Ugly Betty Episode 205 Recap: “A League of Their Own”

Anyway, when Betty sees it’s a ham sandwich, her face lights up, providing Christina an opportunity to take a picture of her looking halfway decent. I guess that means that if she wants to look at all good on her date, she’d better hope he’s taking her to a pig roast.

Cut to Marc and Wili in her office, both dressed entirely in black, white, and grey. They look like one of those music videos where comic strip characters come to life and dance.

Marc notices that Wili doesn’t seem all that perturbed about Mode’s dire straits.

Wili: The first rule in ruining a magazine is stop caring.

That’s funny. I thought the first rule was don’t talk about Fight Club. Or maybe that’s the second?

Wili is so carefree these days, she’s decided to give Marc the plumb assignment of supervising the Valentino shoot.

Marc: Me? You’ve never asked me to supervise anything before. Wait a minute. Is this part of your plan to make the magazine suck?
Wili: Do you care? There’ll be male models in underwear.
Marc: Not if I have my way.

Cut to a glamorous magazine photo shoot. Marc makes a grand entrance through a rack of clothes, tossing aside his jacket.

Marc: Knock, knock.
Photographer: You’re late. Take off your clothes.
Marc: Easy sailor. Buy a girl a drink first.

The photographer explains he thought Marc was the model, and then Marc does this hilarious routine of male model poses culminating in slapping his own ass, leading me to wonder what sorts of magazines he’s been fantasizing about modeling for.

The flirtation between the two is off to a fine start, and the photographer introduces himself as “Cliff St. Paul.” I know that when pictures of this guy first showed up on AfterElton.com a few weeks ago, his appearance sparked a range of positive and negative comments. So I’m just going to make it clear from the start that I found this entire storyline with him and Marc absolutely charming and thought Cliff was totally adorable.

For one thing, he’s the only person on this show to dress like a real person. It’s like someone from my own world has magically transported himself into the fashionably fabulous world of the TV show, like a gayer version of Pleasantville. And as far as his looks …

Listen, I don’t mean this in any way to be offensive, but this is truly the best, most accurate way I can think of to describe him: he’s kind of hobbity. And that is not an insult! Hobbits are cute and sweet and huggable and we all know they’re totally gay. That was clear even at the beginning of the first movie when we learned they throw the best parties, love visiting bars in the village, and hate for anyone to borrow their jewelry.

The same hot bun model from earlier is also at the shoot, worried that the boxer briefs he’s wearing make him look fat. Actually, they do. In all the right places, which Marc can’t help but notice …

Marc: I’ll sign for that package.
Cliff: Please let him be dumb. He can’t have everything.
Hot Buns (laughing sheepishly): Oh! I put ’em on backwards.

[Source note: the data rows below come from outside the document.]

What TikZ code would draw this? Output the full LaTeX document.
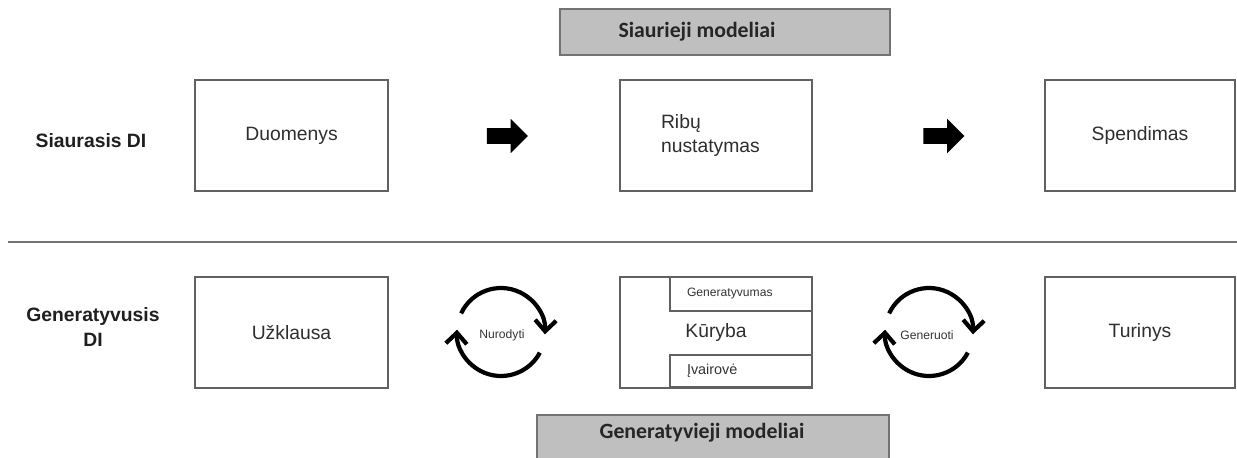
\documentclass[tikz,border=0pt]{standalone}
\usepackage{fontspec}
\setmainfont{Liberation Sans}
\newfontfamily\hdrfont{Carlito}
\usetikzlibrary{arrows.meta,shapes.arrows}
\tikzset{
	box/.style={draw=black!62, line width=1pt, minimum width=3.86cm, minimum height=2.22cm, font=\fontsize{11}{13.6}\selectfont, text=black!82},
	subbox/.style={draw=black!62, line width=1pt, minimum width=2.84cm, minimum height=0.68cm, text width=2.16cm, inner xsep=0.34cm, align=left},
	hdrbox/.style={draw=black!55, fill=black!25, line width=1pt, minimum height=0.92cm},
	hdrtext/.style={font=\hdrfont\bfseries\fontsize{12.4}{14}\selectfont, text=black!85},
	side/.style={font=\bfseries\fontsize{11}{14.2}\selectfont, text=black!88, align=center},
	blockarrow/.style={single arrow, fill=black, draw=none, minimum height=0.82cm, inner sep=0pt, inner ysep=0.15cm, single arrow head extend=0.19cm},
	cyc/.style={line width=2.4pt, -{Straight Barb[length=2.2mm, width=4.2mm, line width=2.4pt]}},
	cyctext/.style={font=\fontsize{6.9}{8}\selectfont, text=black!80}
}
\begin{document}
\begin{tikzpicture}[x=0.02cm, y=-0.02cm]
	\clip (0,0) rectangle (1237,457);
	\node[hdrbox, minimum width=6.6cm] (narrowHdr) at (725,32) {};
	\node[hdrtext] (narrowHdrText) at (697,32) {Siaurieji modeliai};
	\node[hdrbox, minimum width=7.04cm] (genHdr) at (713,438) {};
	\node[hdrtext] (genHdrText) at (702,433) {Generatyvieji modeliai};
	
	\node[side] (narrow) at (91,141) {Siaurasis DI};
	\node[side] (gener) at (93,327) {Generatyvusis\\DI};
	
	\node[box] (duo) at (291.5,135.5) {Duomenys};
	\node[box, minimum width=3.84cm, text width=2.2cm, inner xsep=0.82cm, align=left] (rib) at (716,135.5) {Ribų\\nustatymas};
	\node[box, minimum width=3.8cm] (spe) at (1140,135.5) {Spendimas};
	\node[blockarrow] (ar1) at (503.5,136) {};
	\node[blockarrow] (ar2) at (940,136) {};
	
	\coordinate (sepL) at (8,242);
	\coordinate (sepR) at (1237,242);
	\draw[black!55, line width=1.1pt] (sepL) -- (sepR);
	
	\node[box] (uzk) at (291.5,332.5) {Užklausa};
	\node[box, minimum width=3.84cm] (kur) at (716,332.5) {Kūryba};
	\node[subbox, font=\fontsize{6.9}{8}\selectfont, text=black!80] (gen) at (741,294) {Generatyvumas};
	\node[subbox, minimum height=0.64cm, font=\fontsize{8.2}{9}\selectfont, text=black!80] (iva) at (741,371) {Įvairovė};
	\node[box, minimum width=3.8cm] (tur) at (1140,332.5) {Turinys};
	
	\coordinate (nurC) at (501,332);
	\node[cyctext] (nur) at (502,335) {Nurodyti};
	\draw[cyc] ([shift={(155:0.88cm)}]nurC) arc[start angle=155, end angle=-3, radius=0.88cm];
	\draw[cyc] ([shift={(-28:0.88cm)}]nurC) arc[start angle=-28, end angle=-183, radius=0.88cm];
	
	\coordinate (genC) at (929,332);
	\node[cyctext] (genr) at (927,335) {Generuoti};
	\draw[cyc] ([shift={(155:0.88cm)}]genC) arc[start angle=155, end angle=-3, radius=0.88cm];
	\draw[cyc] ([shift={(-28:0.88cm)}]genC) arc[start angle=-28, end angle=-183, radius=0.88cm];
\end{tikzpicture}
\end{document}
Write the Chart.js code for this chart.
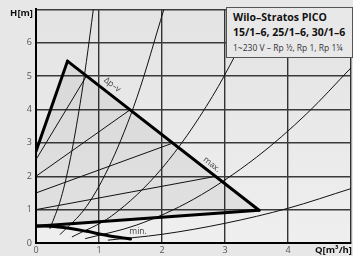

Marc leaps up to help him, which gives new meaning to the concept of providing ass-istance. I’m thrilled to see how, after weeks and weeks of being the good fairy who helps everybody else out with their issues, Marc is finally allowed to have a libido. It’s like seeing a neutered terrier suddenly humping his toys.

Cut to Casa Suarez. Papi comes home to find Hilda surrounded by three very old ladies who are not at all spunky or young at heart like senior citizens on TV are federally mandated to be. They’re her new friends she met at the cemetery, and they’ve come over to join in all the fun of making a quilt out of their dead husbands’ shirts.

I was going to make a crack about them being just like the Golden Girls, except Papi beat me to it. But we’re actually both wrong, because they’re more like the Golden Girls 30 years and several hospital stays later.